OBJECTIVE: Fluid bolus therapy (FBT) is a widely used intervention in paediatric critical illness. The aim of this study was to describe the attitudes and practices towards FBT of paediatric intensive care doctors in Australia and New Zealand.

DESIGN: An internet-based survey of paediatric intensive care doctors in Australia and New Zealand between 7 and 30 November 2016.

SETTING: Paediatric intensive care units with greater than 400 admissions annually.

PARTICIPANTS: Paediatric intensive care specialists and junior medical staff.

MAIN OUTCOME MEASURES: Preferences for FBT and markers of fluid responsiveness.

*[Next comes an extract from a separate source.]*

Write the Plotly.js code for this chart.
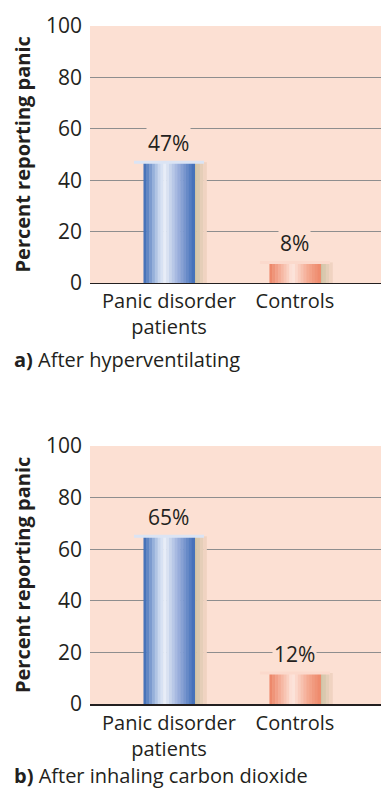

RESULTS: There were 106/175 respondents (61%); 0.9% saline and 4% albumin are used frequently or almost always by 86% and 57% of respondents respectively. The preferred volume and duration were 10 mL/kg in less than 10 minutes. The highest rated markers of fluid responsiveness were heart rate and blood pressure - rated as "good" or "very good" by 75% and 58% of respondents respectively. Central venous saturations and serum lactate were the highest rated biochemical markers. The most frequently expected magnitude of change for heart rate and blood pressure was 6-15% by 89% and 76% of respondents respectively. The preferred fluid composition for sepsis, trauma, traumatic brain injury and acute lung injury was 0.9% saline, and 4% albumin for post-operative cardiac surgery.

CONCLUSIONS: Paediatric intensive care doctors prefer 0.9% saline and 4% albumin for FBT. Heart rate and blood pressure are the most preferred markers to assess fluid responsiveness. Preferences for FBT in specific conditions exist.